Here's the current list for a GC, if we can find one who's worth a drat that doesn't just nope out immediately.
-Turn skylight to roof (need to decide how much eave, especially on the side)
-Seal the window that clearly leaks. Do we need to remove (replace with wall) that window too? Might depend on the foundation...
-Seal the attic corner
-Fix/seal the LED outlet wiring
-Seal the kitchen vent pipe through the rafter box. (Also verify the pipe itself is installed well)
-Extend the ridge vent so it connects and we have ridge vent along the entire roof

Also, I forget not all of us are carefully constructing a 3d model in our brain. For those not being driven mad by grappling with house, maybe this helps:





The hot spot is over what was originally eave, but now is roof of the kitchen addition

So outlet gaskets are a thing, so you don't really have to rig that up from caulk saver. Honestly, if it were me I'd pull the outlet out and caulk where all the wires come in with fireblock caulk.

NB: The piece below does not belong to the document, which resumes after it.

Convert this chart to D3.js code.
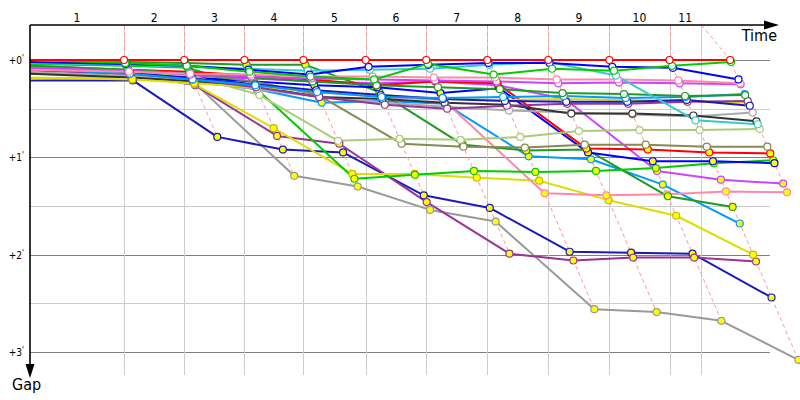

How are you on patching drywall? I wonder if you might be better served by getting someone to come in and dense pack cellulose into the walls. This would involve a bunch of holes drilled into stuff, but might solve a bunch of your wall leakage issues.

Except for your skylight issue, a bunch of those tasks look like they'd be better served by an insulation/siding company, rather then a GC. Maybe look at BPI certificated people near you?

devicenull
May 30, 2007

Grimey Drawer
Is there a ceiling you can get to where all those question marks are? I'd honestly just drill some holes in there and see wtf is up.

One suggestion for the skylight is to put some of this stuff over it. If that improves things, it's a pretty good indication that removing the skylight will help. Alternatively, try to pin up some heavy curtains, but that sounds pretty hard.

TBH I think that skylight is probably a part of your issue. Even if it is a pretty high end one, it still has an R value of around 3... wheras even a 2x4 bay filled with spray foam gives you an R12.